To be published at the start of April, the new 144-page local history book Lost Restaurants of Providence

Not all of the eateries are from the Lovecraft period, but the book’s back cover blurb claims that…

“Harry Houdini supped at midnight with H.P. Lovecraft at the Waldorf Lunch”.

The new book has apparently been written by an assiduous expert on this aspect of Providence’s local history. The Waldorf Lunch chain gets two pages.

Lovecraft certainly mentioned the Waldorf Lunch a couple of times, once locally as a feed station on coming back from Pawtucket in the 1920s. Cook mentioned that when Lovecraft came back half-dead from Quebec in 1932, Cook immediately took him to a local Waldorf for an emergency meal. Despite the ‘Lunch’ name the chain’s restaurants were open 24 hours a day. Lovecraft later comments on the chain opening their first branch in New York circa 1933, although the business histories suggest they were there a few years earlier.

A Waldorf Lunch in Providence.

The photo seen above is likely to be a Westminster Street branch of the Waldorf Lunch Co. (because the 1915 Providence House Directory has an ad for the Robert L. Walker Co. in real estate etc at 171 Westminster Street, Providence. The New National Real Estate Journal has Walker still at that address in 1944).

It seems there were however multiple Waldorf Lunch branches on the long Westminster Street, possibly four according to a 1917 city inspection report. These Westminster Street branches were only a short walk from the Providence Opera House (115 Dorrance Street at Pine Street) where Houdini performed, so the branch shown above (or a very similar branch) was likely the one recalled by Eddy’s wife in her rather unreliable memoir The Gentleman From Angell Street. Here she recalls Lovecraft and Houdini at a Providence Waldorf…

“when Houdini played Providence for the last time Lovecraft went with her and her husband, making up a little “theatre party.” After the show Houdini took the group “to lunch at a Waldorf restaurant” around midnight. Beatrice, the wife of the famed performer, sat at table with her pet parrot, Lori, “perched demurely on her shoulder.” Mrs. Eddy writes that HPL “got quite a kick” watching the bird “sip tea from a spoon and nibble daintily at toast held” by Beatrice. She adds that Lovecraft “ordered half a cantaloupe filled with vanilla ice cream, and a cup of coffee.” “He [Lovecraft] was in great spirits and bubbled over with good humor, talking a blue streak about everything under the sun.” All this, Mrs. Eddy writes, while “Harry Houdini gazed at him admiringly.” (from Lovecraft at 125)

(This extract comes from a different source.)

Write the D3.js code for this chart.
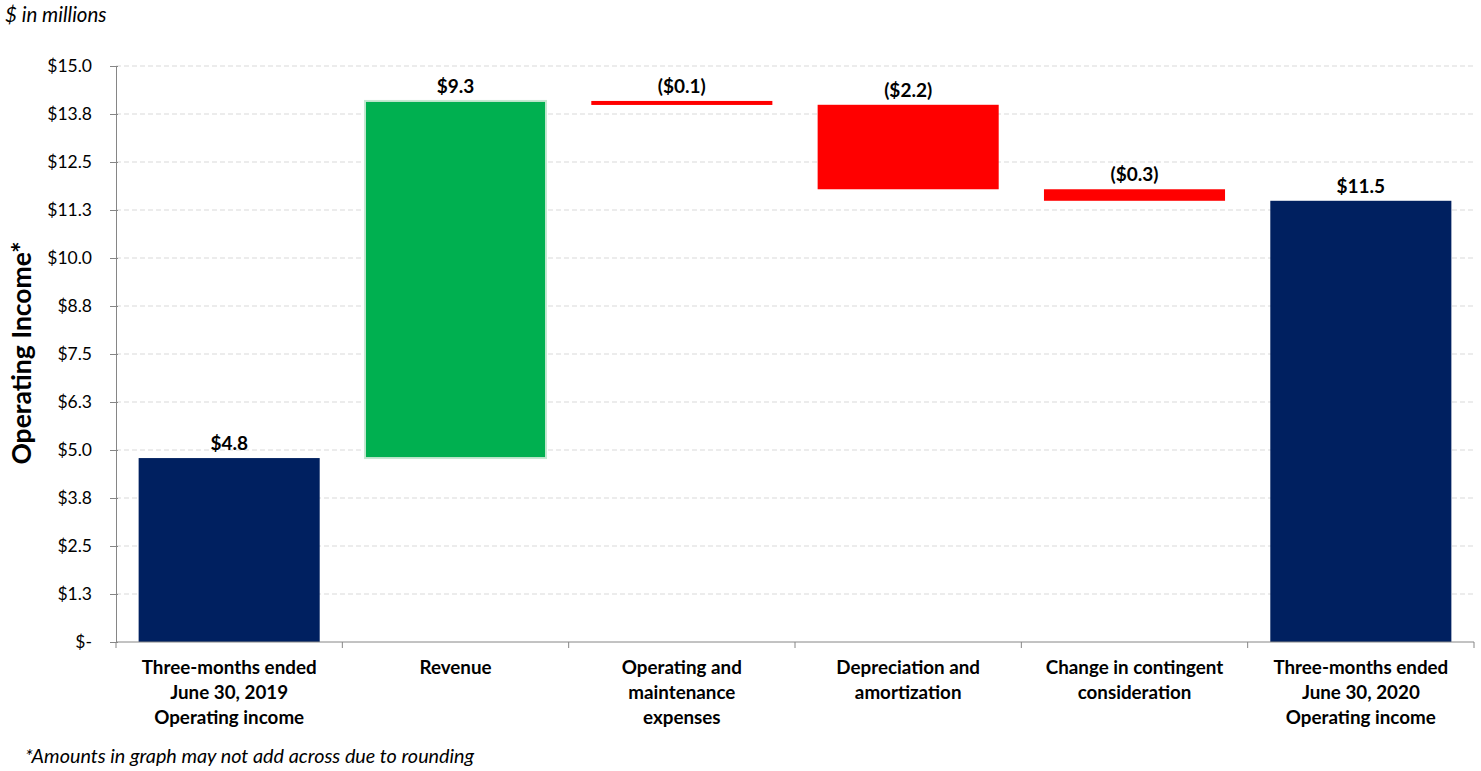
<!DOCTYPE html>
<html><head><meta charset="utf-8">
<script src="https://cdn.jsdelivr.net/npm/d3@7"></script>
<style>
body{margin:0;background:#fff;}
svg text{font-family:Lato,"Open Sans",sans-serif;fill:#000;}
</style></head>
<body><svg id="c" width="1481" height="771"></svg>
<script>
// Data
const categories = [
  ["Three-months ended","June 30, 2019","Operating income"],
  ["Revenue"],
  ["Operating and","maintenance","expenses"],
  ["Depreciation and","amortization"],
  ["Change in contingent","consideration"],
  ["Three-months ended","June 30, 2020","Operating income"]
];
const barTypes = ["total","increase","decrease","decrease","decrease","total"];
const values = [4.79, 9.3, -0.1, -2.2, -0.3, 11.49];
const valueLabels = ["$4.8","$9.3","($0.1)","($2.2)","($0.3)","$11.5"];
const tickValues = [0,1.25,2.5,3.75,5,6.25,7.5,8.75,10,11.25,12.5,13.75,15];
const tickLabels = ["$-","$1.3","$2.5","$3.8","$5.0","$6.3","$7.5","$8.8","$10.0","$11.3","$12.5","$13.8","$15.0"];
const colors = {total:"#002060", increase:"#00B050", decrease:"#FF0000"};

const svg = d3.select("#c");
const m = {left:116, right:1474, top:66, bottom:642};
const x = d3.scaleBand().domain(d3.range(categories.length)).range([m.left,m.right]).paddingInner(0.2).paddingOuter(0.1);
const xb = d3.scaleBand().domain(d3.range(categories.length)).range([m.left,m.right]);
const y = d3.scaleLinear().domain([0,15]).range([m.bottom,m.top]);

let run = 0;
const bars = values.map((v,i)=>{
  let lo, hi;
  if (barTypes[i]==="total"){ lo=0; hi=v; run=v; }
  else { const s=run; run=run+v; lo=Math.min(s,run); hi=Math.max(s,run); }
  return {i, lo, hi, type:barTypes[i], label:valueLabels[i]};
});

// gridlines
svg.append("g").selectAll("line").data(tickValues.filter(d=>d>0)).join("line")
  .attr("x1",m.left).attr("x2",m.right).attr("y1",d=>y(d)).attr("y2",d=>y(d))
  .attr("stroke","#d9d9d9").attr("stroke-dasharray","5,3").attr("stroke-width",1);

// y axis
const yAxis = d3.axisLeft(y).tickValues(tickValues).tickFormat((d,i)=>tickLabels[i]).tickSizeInner(6).tickSizeOuter(0).tickPadding(18);
const gy = svg.append("g").attr("transform",`translate(${m.left},0)`).call(yAxis);
gy.select(".domain").attr("stroke","#868686");
gy.selectAll(".tick line").attr("stroke","#868686").attr("x2",-6).attr("x1",2);
gy.selectAll(".tick text").attr("font-size",17.5).attr("font-family","Lato, 'Open Sans', sans-serif").attr("fill","#000");

// bars
svg.append("g").selectAll("rect").data(bars).join("rect")
  .attr("x",d=>x(d.i)).attr("width",x.bandwidth())
  .attr("y",d=>y(d.hi)).attr("height",d=>Math.max(4,y(d.lo)-y(d.hi)))
  .attr("fill",d=>colors[d.type])
  .attr("stroke",d=>d.type==="increase"?"#c5e8d2":"none").attr("stroke-width",2);

// value labels
svg.append("g").selectAll("text").data(bars).join("text")
  .attr("x",d=>x(d.i)+x.bandwidth()/2).attr("y",d=>y(d.hi)-8)
  .attr("text-anchor","middle").attr("font-size",19).attr("font-weight","bold")
  .text(d=>d.label);

// x axis
const gx = svg.append("g").attr("transform",`translate(0,${m.bottom})`);
gx.append("line").attr("x1",m.left).attr("x2",m.right).attr("stroke","#868686");
gx.selectAll("line.t").data(d3.range(categories.length+1)).join("line").attr("class","t")
  .attr("x1",i=>i<categories.length?xb(i):m.right).attr("x2",i=>i<categories.length?xb(i):m.right)
  .attr("y1",0).attr("y2",6).attr("stroke","#868686");
categories.forEach((lines,i)=>{
  const t = gx.append("text").attr("text-anchor","middle").attr("font-size",18.8).attr("font-weight","bold");
  lines.forEach((l,j)=>t.append("tspan").attr("x",xb(i)+xb.bandwidth()/2).attr("y",32+j*25).text(l));
});

// titles
svg.append("text").attr("transform","translate(31,353) rotate(-90)").attr("text-anchor","middle")
  .attr("font-size",26.5).attr("font-weight","bold").text("Operating Income*");
svg.append("text").attr("x",5).attr("y",22).attr("font-size",20.5).attr("font-style","italic").text("$ in millions");
svg.append("text").attr("x",25).attr("y",763).attr("font-size",19.8).attr("font-style","italic").text("*Amounts in graph may not add across due to rounding");
</script></body></html>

Chris Perridas dates this to 20th September 1925 and lightly grills the memories in “Testimony of Muriel Eddy (1961) Part 5”, but finds no reason to doubt the various core facts. The ‘midnight’ is not a disqualifier, as they were open 24 hours.

As one can see below, the local newspaper also has Houdini in Providence in late November of 1925? A return loop on the Fall 1925 tour? But the newspaper ad clearly states “Only appearance in Providence this year”?

The New Houdini Timeline also has him playing Providence in “Sept. ? 1924” and 4th-10th October 1926, though only part of the Timeline is online. Joshi also says October, and that Houdini then commissioned a ‘rush’ article on astrology from Lovecraft. One presumes they must have met in person in Providence for that.

Perhaps Muriel Eddy’s memory that the Waldorf after-show party was when Houdini “played Providence for the last time” means that the event was actually after the first-night opening, the 4th October 1926? Not 1925? Presumably the Houdini scholars have the tour dates and detailed biographies that could sort this tangle out (Sept 1925 or Oct 1926? / Sept 1925 or Nov 1925?), but I don’t have access to the relevant materials.

One wonders if the Lost Restaurants of Providence book will also have any names of the cheaper backstreet cafes that Lovecraft might have frequented in his growing poverty in the 1930s? The letters to Morton names two of these to which visiting friends could be taken, “Al’s lunch”, and “Jake’s” (Jacques according to Ken Faig, who has discovered it was on the riverfront). Jake or Jacques had been discovered by Lovecraft in 1926, but by 1933 was allowing “extremes in the matter of clientele” according to Lovecraft. This change pushed Lovecraft over to patronise Al’s instead. This which was “Al’s Lunch (Alphonse Scatto) 99 N Main, Providence”. Judging by its location Al’s was likely a cheap student cafe serving the RISD students at the height of the Great Depression. There would also have been cafes unfit to take visitors to, where Lovecraft would have had a meal alone, most likely down on the docks for sailors and near the long-distance passenger ferry terminals. His aunt once complained to a friend that he ate ‘all over’ the city, and at all hours of the day and night.